> [PROBLEM DESCRIPTION]
Each line containing the word "code" needs to be copied.

▬▬▬▬▬▬

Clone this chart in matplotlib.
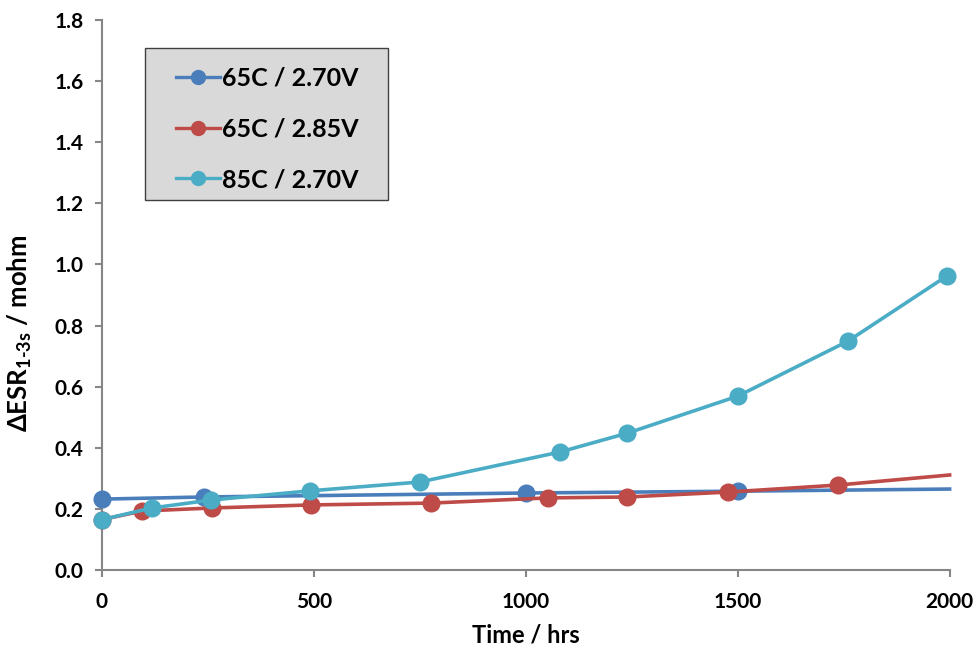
import matplotlib
matplotlib.use("Agg")
import matplotlib.pyplot as plt
from matplotlib.patches import Rectangle

plt.rcParams['font.family'] = ['Lato', 'DejaVu Sans']
plt.rcParams['font.weight'] = 'bold'
plt.rcParams['mathtext.fontset'] = 'custom'
plt.rcParams['mathtext.rm'] = 'Lato:bold'
plt.rcParams['mathtext.it'] = 'Lato:italic:bold'
plt.rcParams['mathtext.bf'] = 'Lato:bold'

# Data
labels = ['65C / 2.70V', '65C / 2.85V', '85C / 2.70V']
colors = ['#4a7ebb', '#be4b48', '#4bacc6']

t_blue = [0, 240, 1000, 1500, 2000]
v_blue = [0.232, 0.239, 0.252, 0.258, 0.265]
mk_blue = [0, 1, 2, 3]

t_red = [0, 95, 260, 493, 776, 1052, 1240, 1476, 1736, 2000]
v_red = [0.165, 0.193, 0.203, 0.213, 0.219, 0.236, 0.239, 0.255, 0.278, 0.311]
mk_red = [0, 1, 2, 3, 4, 5, 6, 7, 8]

t_cyan = [0, 118, 257, 490, 750, 1080, 1240, 1500, 1760, 1993]
v_cyan = [0.165, 0.203, 0.229, 0.259, 0.288, 0.386, 0.448, 0.569, 0.749, 0.962]
mk_cyan = list(range(10))

xticks = [0, 500, 1000, 1500, 2000]
yticks = [0.0, 0.2, 0.4, 0.6, 0.8, 1.0, 1.2, 1.4, 1.6, 1.8]

fig = plt.figure(figsize=(9.8, 6.47), dpi=100)
ax = fig.add_axes([0.104, 0.119, 0.865, 0.850])

series = [(t_blue, v_blue, mk_blue), (t_red, v_red, mk_red), (t_cyan, v_cyan, mk_cyan)]
for (t, v, mk), c, lab in zip(series, colors, labels):
    ax.plot(t, v, color=c, lw=2.6, marker='o', markersize=12, markevery=mk,
            label=lab, clip_on=False, zorder=3)

ax.set_xlim(0, 2000)
ax.set_ylim(0, 1.8)
ax.set_xticks(xticks)
ax.set_yticks(yticks)
ax.set_yticklabels([f'{y:.1f}' for y in yticks])
ax.set_xticklabels([str(x) for x in xticks])

for s in ['top', 'right']:
    ax.spines[s].set_visible(False)
for s in ['left', 'bottom']:
    ax.spines[s].set_color('#868686')
    ax.spines[s].set_linewidth(1.5)
ax.tick_params(axis='both', colors='#868686', width=1.5, length=5, labelsize=15,
               labelcolor='black', direction='out')
ax.tick_params(axis='x', pad=11)
ax.tick_params(axis='y', pad=8)
for lbl in ax.get_xticklabels() + ax.get_yticklabels():
    lbl.set_fontweight('bold')

ax.set_xlabel('Time / hrs', fontsize=17, fontweight='bold', labelpad=8)
ax.set_ylabel(r'$\mathit{\Delta}$ESR$_{\mathrm{1\text{-}3s}}$ / mohm', fontsize=18.5,
              fontweight='bold')
ax.yaxis.set_label_coords(-0.08, 0.43)

# legend box
fig.patches.append(Rectangle((145 / 980, 1 - 200 / 647), 243 / 980, 152 / 647,
                             transform=fig.transFigure, facecolor='#d9d9d9',
                             edgecolor='#404040', linewidth=1.0, zorder=4))

leg = fig.legend(*ax.get_legend_handles_labels(), loc='upper left',
                 bbox_to_anchor=(176 / 980, 1 - 67 / 647), fontsize=18,
                 frameon=False, handlelength=1.75, handletextpad=0.1,
                 labelspacing=1.1, borderpad=0, borderaxespad=0)
leg.set_zorder(5)
for h in leg.legend_handles:
    h.set_markersize(10)
    h.set_linewidth(2.4)
for txt in leg.get_texts():
    txt.set_fontweight('bold')

fig.savefig('out.png', dpi=100)
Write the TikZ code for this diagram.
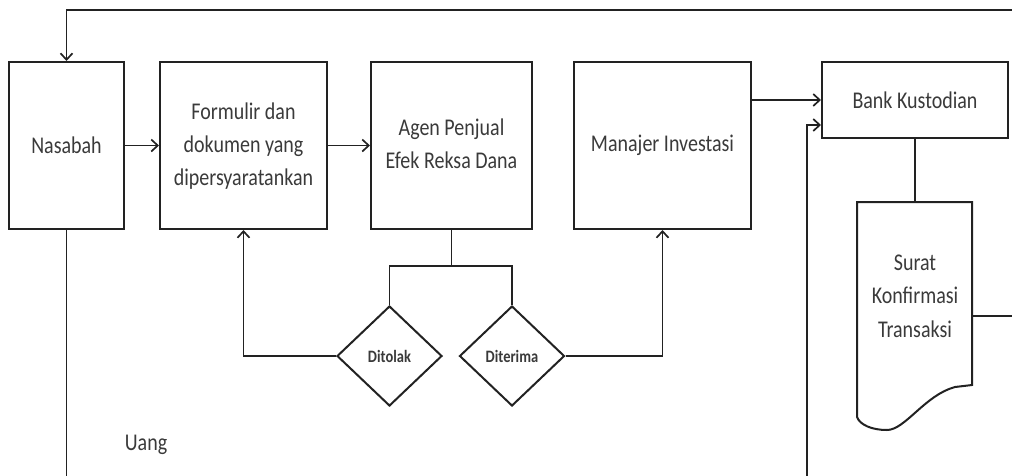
\documentclass[tikz,border=0pt]{standalone}
\usepackage{fontspec}
\setmainfont{Carlito}
\usetikzlibrary{arrows.meta,shapes.geometric}
\definecolor{txt}{HTML}{3A3A3A}
\definecolor{ln}{HTML}{222222}
\newcommand{\vs}[1]{\scalebox{1}[1.2]{#1}}
\tikzset{
  box/.style={draw=ln, line width=2pt, rectangle, inner sep=0pt, text=txt, align=center,
    font=\fontsize{20}{27.5}\selectfont},
  dec/.style={draw=ln, line width=2pt, diamond, inner sep=0pt, minimum width=105pt,
    minimum height=100pt, text=txt, font=\fontsize{14.5}{16}\selectfont\bfseries},
  con/.style={draw=ln, line width=1.9pt},
  arr/.style={con, -{Straight Barb[length=6.5pt,width=12pt,line width=1.7pt]}},
  lbl/.style={text=txt, font=\fontsize{20}{24}\selectfont, inner sep=0pt}
}
\begin{document}
\begin{tikzpicture}[x=1pt,y=-1pt]
\useasboundingbox (0,0) rectangle (1012,475);
\node[box, minimum width=115pt, minimum height=167pt] (nas) at (66.5,145.5) {\vs{Nasabah}};
\node[box, minimum width=167pt, minimum height=167pt] (form) at (243.5,145.5)
  {\vs{\begin{tabular}{@{}c@{}}Formulir dan\\dokumen yang\\dipersyaratankan\end{tabular}}};
\node[box, minimum width=161pt, minimum height=167pt] (agen) at (451.5,145.5)
  {\vs{\begin{tabular}{@{}c@{}}Agen Penjual\\Efek Reksa Dana\end{tabular}}};
\node[box, minimum width=177pt, minimum height=167pt] (man) at (662.5,145.5) {\vs{Manajer Investasi}};
\node[box, minimum width=186pt, minimum height=76pt] (bank) at (915,100) {\vs{Bank Kustodian}};
\node[dec] (tol) at (389.5,356) {\vs{Ditolak}};
\node[dec] (ter) at (512,356) {\vs{Diterima}};
% document shape
\draw[con, line width=2pt] (857,202) -- (972,202) -- (972,385) -- (955,387)
  .. controls (925,395) and (905,430) .. (887,430)
  .. controls (872,430) and (860,425) .. (857,417) -- cycle;
\coordinate (doctop) at (915,202);
\coordinate (docright) at (972,316);
\node[lbl, align=center, font=\fontsize{20}{28}\selectfont] (doc) at (915,297)
  {\vs{\begin{tabular}{@{}c@{}}Surat\\Konfirmasi\\Transaksi\end{tabular}}};
\node[lbl] (uang) at (146,445) {\vs{Uang}};
% connectors
\coordinate (tr) at (1012,10);
\coordinate (nb) at (66.5,476);
\coordinate (vb) at (807,476);
\coordinate (dr) at (1012,316);
\coordinate (j) at (451.5,266);
\draw[arr] (tr) -| (nas.north);
\draw[con] (nas.south) -- (nb);
\draw[arr] (nas.east) -- (form.west);
\draw[arr] (form.east) -- (agen.west);
\draw[con] (agen.south) -- (j);
\draw[con] (tol.north) |- (j) -| (ter.north);
\draw[arr] (tol.west) -| (form.south);
\draw[arr] (ter.east) -| (man.south);
\draw[arr] (man.east |- bank.west) -- (bank.west);
\draw[arr] (vb) |- ([yshift=-25pt]bank.west);
\draw[con] (bank.south) -- (doctop);
\draw[con] (docright) -- (dr);
\end{tikzpicture}
\end{document}
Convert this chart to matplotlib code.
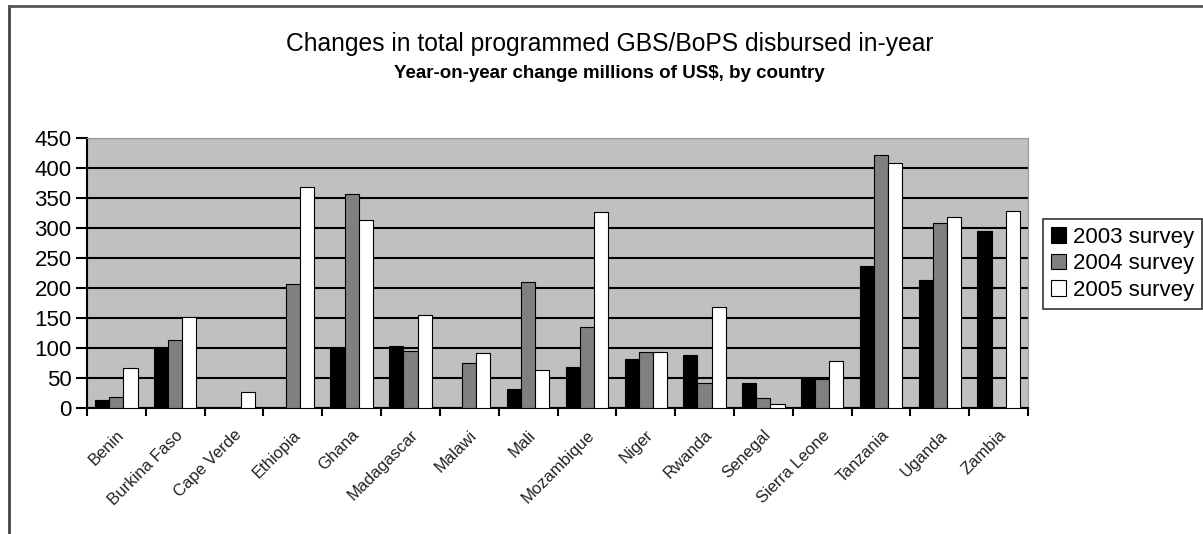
import numpy as np
import matplotlib.pyplot as plt
from matplotlib.lines import Line2D
from matplotlib.transforms import ScaledTranslation

countries = ["Benin", "Burkina Faso", "Cape Verde", "Ethiopia", "Ghana", "Madagascar",
             "Malawi", "Mali", "Mozambique", "Niger", "Rwanda", "Senegal",
             "Sierra Leone", "Tanzania", "Uganda", "Zambia"]
s2003 = [14, 100, 0, 0, 100, 104, 0, 31, 68, 82, 88, 42, 49, 237, 214, 295]
s2004 = [19, 114, 0, 207, 356, 95, 75, 210, 135, 93, 42, 17, 49, 421, 308, 0]
s2005 = [66, 151, 27, 368, 314, 155, 91, 64, 327, 93, 168, 7, 78, 408, 319, 329]
series = ["2003 survey", "2004 survey", "2005 survey"]
colors = ["#000000", "#808080", "#ffffff"]
yticks = np.arange(0, 451, 50)

plt.rcParams['font.family'] = ['Liberation Sans', 'DejaVu Sans']

fig = plt.figure(figsize=(12.03, 5.34), dpi=100)
ax = fig.add_axes([87/1203, 1-408/534, (1028-87)/1203, (408-138)/534])
ax.set_facecolor("#c0c0c0")

x = np.arange(len(countries))
w = 0.24
for i, (vals, col, lab) in enumerate(zip([s2003, s2004, s2005], colors, series)):
    bars = ax.bar(x + (i-1)*w, vals, width=w, color=col, edgecolor="black",
                  linewidth=0.8, label=lab, zorder=3)
    for b, v in zip(bars, vals):
        if v == 0:
            b.set_visible(False)

ax.set_xlim(-0.5, len(countries)-0.5)
ax.set_ylim(0, 450)
ax.set_yticks(yticks)
ax.yaxis.grid(True, color="black", linewidth=1.5, zorder=1)
ax.set_axisbelow(True)
ax.set_xticks(np.arange(len(countries)+1) - 0.5)
ax.set_xticklabels([])
ax.set_xticks(x, minor=True)
ax.set_xticklabels(countries, minor=True, rotation=45, ha="right",
                   rotation_mode="anchor", fontsize=12, color="#222222")
shift = ScaledTranslation(-11/100, 0, fig.dpi_scale_trans)
for lab in ax.get_xticklabels(minor=True):
    lab.set_transform(lab.get_transform() + shift)
ax.tick_params(axis="x", which="minor", length=0, pad=14)
ax.tick_params(axis="x", which="major", length=6, width=1.5, direction="out")
ax.tick_params(axis="y", length=8, width=1.5, direction="out", labelsize=16, pad=3)
for s in ["left", "bottom"]:
    ax.spines[s].set_linewidth(1.5)
for s in ["top", "right"]:
    ax.spines[s].set_color("#999999")

fig.text(610/1203, 1-44/534, "Changes in total programmed GBS/BoPS disbursed in-year",
         ha="center", va="center", fontsize=17.7)
fig.text(609/1203, 1-73/534, "Year-on-year change millions of US$, by country",
         ha="center", va="center", fontsize=13.5, fontweight="bold")

leg = ax.legend(loc="upper left", bbox_to_anchor=(1043/1203, 1-219/534),
                bbox_transform=fig.transFigure, fontsize=16, frameon=True,
                fancybox=False, handlelength=0.7, handleheight=0.7,
                handletextpad=0.3, borderpad=0.35, labelspacing=0.25,
                borderaxespad=0)
leg.get_frame().set_edgecolor("black")
leg.get_frame().set_linewidth(1.2)

fig.add_artist(Line2D([8.5/1203, 8.5/1203], [0, 1-6/534], transform=fig.transFigure,
                      color="#444444", linewidth=2))
fig.add_artist(Line2D([8.5/1203, 1], [1-6/534, 1-6/534], transform=fig.transFigure,
                      color="#555555", linewidth=2))

fig.savefig("out.png", dpi=100)
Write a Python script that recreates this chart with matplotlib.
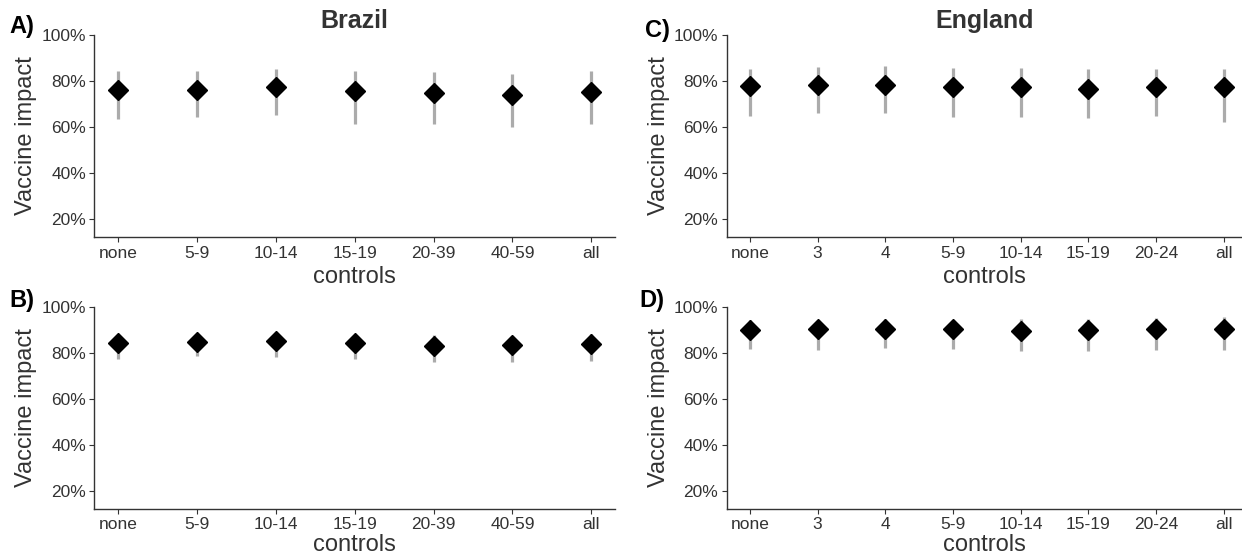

▬▬▬▬▬▬

> [THE COMPLETED TASK]
Write the TikZ code for this diagram.
Convert this chart to matplotlib code.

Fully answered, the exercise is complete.